→ Task instructions
Each entry below is to be printed verbatim.

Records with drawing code
<<<<
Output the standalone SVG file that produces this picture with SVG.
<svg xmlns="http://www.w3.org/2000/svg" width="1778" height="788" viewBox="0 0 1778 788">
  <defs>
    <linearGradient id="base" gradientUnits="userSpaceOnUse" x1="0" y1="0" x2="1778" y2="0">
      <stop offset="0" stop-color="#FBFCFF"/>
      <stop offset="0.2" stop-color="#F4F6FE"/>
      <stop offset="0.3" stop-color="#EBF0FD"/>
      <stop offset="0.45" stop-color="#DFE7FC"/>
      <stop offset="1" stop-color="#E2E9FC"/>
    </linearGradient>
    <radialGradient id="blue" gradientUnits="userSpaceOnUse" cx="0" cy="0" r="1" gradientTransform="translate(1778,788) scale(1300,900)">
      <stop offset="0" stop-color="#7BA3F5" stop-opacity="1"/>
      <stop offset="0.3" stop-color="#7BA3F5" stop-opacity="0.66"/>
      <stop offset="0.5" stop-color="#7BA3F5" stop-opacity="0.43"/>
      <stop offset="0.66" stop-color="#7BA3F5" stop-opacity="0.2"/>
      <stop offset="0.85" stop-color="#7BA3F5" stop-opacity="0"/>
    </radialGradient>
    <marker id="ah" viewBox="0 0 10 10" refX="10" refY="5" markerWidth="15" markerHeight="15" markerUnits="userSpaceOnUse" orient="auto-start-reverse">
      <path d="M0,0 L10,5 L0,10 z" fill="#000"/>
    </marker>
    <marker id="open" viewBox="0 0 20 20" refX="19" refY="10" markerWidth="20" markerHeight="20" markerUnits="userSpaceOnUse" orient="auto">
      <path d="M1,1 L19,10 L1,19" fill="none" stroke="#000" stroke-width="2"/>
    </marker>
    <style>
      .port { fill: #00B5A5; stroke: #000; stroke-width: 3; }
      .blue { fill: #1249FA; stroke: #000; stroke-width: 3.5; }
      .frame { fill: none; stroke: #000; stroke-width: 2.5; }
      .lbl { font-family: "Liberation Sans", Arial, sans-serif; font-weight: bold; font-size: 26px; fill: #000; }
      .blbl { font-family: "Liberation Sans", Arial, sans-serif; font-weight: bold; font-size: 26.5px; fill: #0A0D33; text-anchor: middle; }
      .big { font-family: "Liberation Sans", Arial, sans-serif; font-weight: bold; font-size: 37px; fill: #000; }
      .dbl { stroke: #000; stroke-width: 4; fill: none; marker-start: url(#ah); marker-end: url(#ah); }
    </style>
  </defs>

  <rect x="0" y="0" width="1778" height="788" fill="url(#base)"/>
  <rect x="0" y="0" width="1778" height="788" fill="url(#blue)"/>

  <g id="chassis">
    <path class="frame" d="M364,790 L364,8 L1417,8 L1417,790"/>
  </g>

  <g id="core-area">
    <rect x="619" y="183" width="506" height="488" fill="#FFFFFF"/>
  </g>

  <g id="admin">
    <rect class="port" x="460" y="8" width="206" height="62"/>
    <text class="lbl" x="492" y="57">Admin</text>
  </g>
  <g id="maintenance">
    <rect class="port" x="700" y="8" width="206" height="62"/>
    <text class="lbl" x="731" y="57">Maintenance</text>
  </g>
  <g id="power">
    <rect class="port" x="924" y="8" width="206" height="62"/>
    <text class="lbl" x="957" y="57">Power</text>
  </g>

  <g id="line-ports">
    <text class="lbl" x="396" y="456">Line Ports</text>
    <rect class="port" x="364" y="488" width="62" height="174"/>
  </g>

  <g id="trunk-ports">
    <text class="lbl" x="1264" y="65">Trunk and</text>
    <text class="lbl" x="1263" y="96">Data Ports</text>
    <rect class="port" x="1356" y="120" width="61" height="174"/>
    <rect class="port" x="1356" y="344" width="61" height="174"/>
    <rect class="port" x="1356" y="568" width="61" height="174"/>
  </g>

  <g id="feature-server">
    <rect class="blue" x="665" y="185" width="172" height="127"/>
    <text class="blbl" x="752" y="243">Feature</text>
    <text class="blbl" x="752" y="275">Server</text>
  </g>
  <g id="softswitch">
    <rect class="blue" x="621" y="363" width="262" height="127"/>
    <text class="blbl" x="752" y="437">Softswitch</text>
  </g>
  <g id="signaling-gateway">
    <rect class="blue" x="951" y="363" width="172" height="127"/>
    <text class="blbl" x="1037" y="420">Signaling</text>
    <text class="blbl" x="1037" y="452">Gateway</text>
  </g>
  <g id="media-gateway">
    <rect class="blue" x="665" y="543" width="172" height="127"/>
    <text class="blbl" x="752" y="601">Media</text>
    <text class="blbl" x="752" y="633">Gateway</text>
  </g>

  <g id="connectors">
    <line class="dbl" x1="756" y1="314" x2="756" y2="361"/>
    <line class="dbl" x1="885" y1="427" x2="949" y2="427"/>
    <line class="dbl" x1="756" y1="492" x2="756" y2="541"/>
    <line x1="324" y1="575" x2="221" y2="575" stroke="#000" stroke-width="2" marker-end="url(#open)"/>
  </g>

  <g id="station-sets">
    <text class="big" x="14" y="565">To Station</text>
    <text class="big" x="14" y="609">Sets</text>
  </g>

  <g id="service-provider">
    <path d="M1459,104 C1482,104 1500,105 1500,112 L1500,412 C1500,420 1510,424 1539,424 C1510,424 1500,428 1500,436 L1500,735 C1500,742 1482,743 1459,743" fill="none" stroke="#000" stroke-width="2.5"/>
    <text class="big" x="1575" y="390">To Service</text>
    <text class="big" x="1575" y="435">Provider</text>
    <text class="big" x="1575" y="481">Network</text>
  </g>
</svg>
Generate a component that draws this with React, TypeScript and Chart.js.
>>>>
→ Finished exercise
Output the standalone SVG file that produces this picture with SVG.
<svg xmlns="http://www.w3.org/2000/svg" width="1778" height="788" viewBox="0 0 1778 788">
  <defs>
    <linearGradient id="base" gradientUnits="userSpaceOnUse" x1="0" y1="0" x2="1778" y2="0">
      <stop offset="0" stop-color="#FBFCFF"/>
      <stop offset="0.2" stop-color="#F4F6FE"/>
      <stop offset="0.3" stop-color="#EBF0FD"/>
      <stop offset="0.45" stop-color="#DFE7FC"/>
      <stop offset="1" stop-color="#E2E9FC"/>
    </linearGradient>
    <radialGradient id="blue" gradientUnits="userSpaceOnUse" cx="0" cy="0" r="1" gradientTransform="translate(1778,788) scale(1300,900)">
      <stop offset="0" stop-color="#7BA3F5" stop-opacity="1"/>
      <stop offset="0.3" stop-color="#7BA3F5" stop-opacity="0.66"/>
      <stop offset="0.5" stop-color="#7BA3F5" stop-opacity="0.43"/>
      <stop offset="0.66" stop-color="#7BA3F5" stop-opacity="0.2"/>
      <stop offset="0.85" stop-color="#7BA3F5" stop-opacity="0"/>
    </radialGradient>
    <marker id="ah" viewBox="0 0 10 10" refX="10" refY="5" markerWidth="15" markerHeight="15" markerUnits="userSpaceOnUse" orient="auto-start-reverse">
      <path d="M0,0 L10,5 L0,10 z" fill="#000"/>
    </marker>
    <marker id="open" viewBox="0 0 20 20" refX="19" refY="10" markerWidth="20" markerHeight="20" markerUnits="userSpaceOnUse" orient="auto">
      <path d="M1,1 L19,10 L1,19" fill="none" stroke="#000" stroke-width="2"/>
    </marker>
    <style>
      .port { fill: #00B5A5; stroke: #000; stroke-width: 3; }
      .blue { fill: #1249FA; stroke: #000; stroke-width: 3.5; }
      .frame { fill: none; stroke: #000; stroke-width: 2.5; }
      .lbl { font-family: "Liberation Sans", Arial, sans-serif; font-weight: bold; font-size: 26px; fill: #000; }
      .blbl { font-family: "Liberation Sans", Arial, sans-serif; font-weight: bold; font-size: 26.5px; fill: #0A0D33; text-anchor: middle; }
      .big { font-family: "Liberation Sans", Arial, sans-serif; font-weight: bold; font-size: 37px; fill: #000; }
      .dbl { stroke: #000; stroke-width: 4; fill: none; marker-start: url(#ah); marker-end: url(#ah); }
    </style>
  </defs>

  <rect x="0" y="0" width="1778" height="788" fill="url(#base)"/>
  <rect x="0" y="0" width="1778" height="788" fill="url(#blue)"/>

  <g id="chassis">
    <path class="frame" d="M364,790 L364,8 L1417,8 L1417,790"/>
  </g>

  <g id="core-area">
    <rect x="619" y="183" width="506" height="488" fill="#FFFFFF"/>
  </g>

  <g id="admin">
    <rect class="port" x="460" y="8" width="206" height="62"/>
    <text class="lbl" x="492" y="57">Admin</text>
  </g>
  <g id="maintenance">
    <rect class="port" x="700" y="8" width="206" height="62"/>
    <text class="lbl" x="731" y="57">Maintenance</text>
  </g>
  <g id="power">
    <rect class="port" x="924" y="8" width="206" height="62"/>
    <text class="lbl" x="957" y="57">Power</text>
  </g>

  <g id="line-ports">
    <text class="lbl" x="396" y="456">Line Ports</text>
    <rect class="port" x="364" y="488" width="62" height="174"/>
  </g>

  <g id="trunk-ports">
    <text class="lbl" x="1264" y="65">Trunk and</text>
    <text class="lbl" x="1263" y="96">Data Ports</text>
    <rect class="port" x="1356" y="120" width="61" height="174"/>
    <rect class="port" x="1356" y="344" width="61" height="174"/>
    <rect class="port" x="1356" y="568" width="61" height="174"/>
  </g>

  <g id="feature-server">
    <rect class="blue" x="665" y="185" width="172" height="127"/>
    <text class="blbl" x="752" y="243">Feature</text>
    <text class="blbl" x="752" y="275">Server</text>
  </g>
  <g id="softswitch">
    <rect class="blue" x="621" y="363" width="262" height="127"/>
    <text class="blbl" x="752" y="437">Softswitch</text>
  </g>
  <g id="signaling-gateway">
    <rect class="blue" x="951" y="363" width="172" height="127"/>
    <text class="blbl" x="1037" y="420">Signaling</text>
    <text class="blbl" x="1037" y="452">Gateway</text>
  </g>
  <g id="media-gateway">
    <rect class="blue" x="665" y="543" width="172" height="127"/>
    <text class="blbl" x="752" y="601">Media</text>
    <text class="blbl" x="752" y="633">Gateway</text>
  </g>

  <g id="connectors">
    <line class="dbl" x1="756" y1="314" x2="756" y2="361"/>
    <line class="dbl" x1="885" y1="427" x2="949" y2="427"/>
    <line class="dbl" x1="756" y1="492" x2="756" y2="541"/>
    <line x1="324" y1="575" x2="221" y2="575" stroke="#000" stroke-width="2" marker-end="url(#open)"/>
  </g>

  <g id="station-sets">
    <text class="big" x="14" y="565">To Station</text>
    <text class="big" x="14" y="609">Sets</text>
  </g>

  <g id="service-provider">
    <path d="M1459,104 C1482,104 1500,105 1500,112 L1500,412 C1500,420 1510,424 1539,424 C1510,424 1500,428 1500,436 L1500,735 C1500,742 1482,743 1459,743" fill="none" stroke="#000" stroke-width="2.5"/>
    <text class="big" x="1575" y="390">To Service</text>
    <text class="big" x="1575" y="435">Provider</text>
    <text class="big" x="1575" y="481">Network</text>
  </g>
</svg>
Generate a component that draws this with React, TypeScript and Chart.js.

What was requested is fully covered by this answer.